Javascript: hiding prototype methods in for loop?

Question

So lets say I've added some prototype methods to the Array class:

Array.prototype.containsKey = function(obj) {
    for(var key in this)
        if (key == obj) return true;
    return false;
}

Array.prototype.containsValue = function(obj) {
    for(var key in this)
        if (this[key] == obj) return true;
    return false;
}

then I create an associative array and attempt to loop through it's keys:

var arr = new Array();
arr['One'] = 1;
arr['Two'] = 2;
arr['Three'] = 3;

for(var key in arr)
   alert(key);

this returns five items:

  -One
  -Two
  -Three
  -containsKey
  -containsValue

but I want (expect?) only three.
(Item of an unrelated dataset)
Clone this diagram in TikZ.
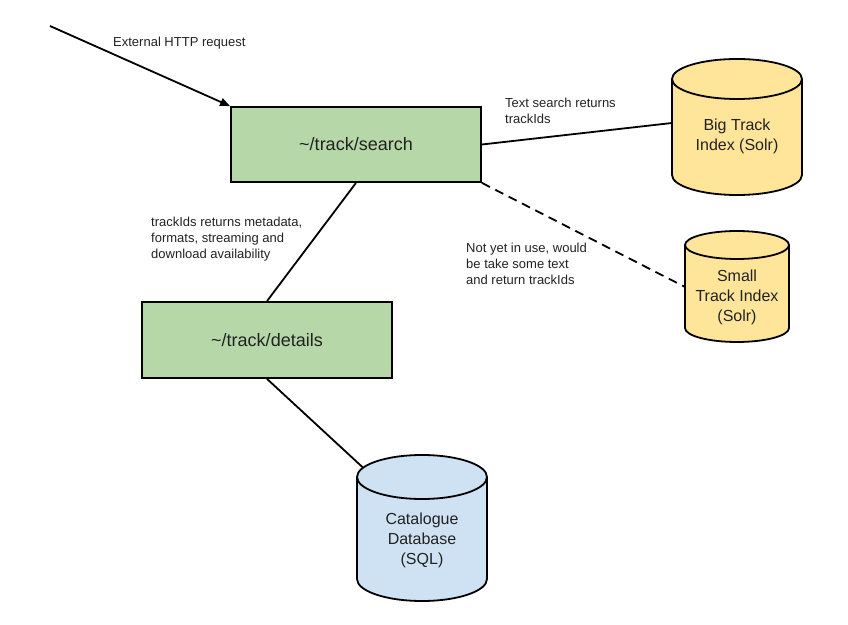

Am I approaching this wrong? is there a way to "hide" the prototype methods? or should I be doing something differently?

Answer 1

You can achieve desired outcome from the other end by making the prototype methods not enumerable:

Object.defineProperty(Array.prototype, "containsKey", {
  enumerable: false,
  value: function(obj) {
      for(var key in this)
        if (key == obj) return true;
      return false;
    }
});

This usually works better if you have control over method definitions, and in particular if you have no control over how your code will be called by other people, which is a common assumption in library code development.

Answer 2

You can use JavaScript's hasOwnProperty method to achieve this in the loop, like this:

for(var key in arr) {
    if (arr.hasOwnProperty(key)) {
        ...
    }
}

Reference: This YUI blog article.

Answer 3

Javascript doesn't support associative arrays the way you think they do. http://ajaxian.com/archives/javascript-associative-arrays-considered-harmful

for (var i in .. gets all of the properties of an object (an array is just another object) which is why you're seeing the other objects you've prototyped to it.

As the article suggests you should use an object:

var assoc = {'One' : 1, 'Two' : 2};
assoc['Three'] = 3;

for(var key in assoc)
   alert(key+' => '+assoc[key]);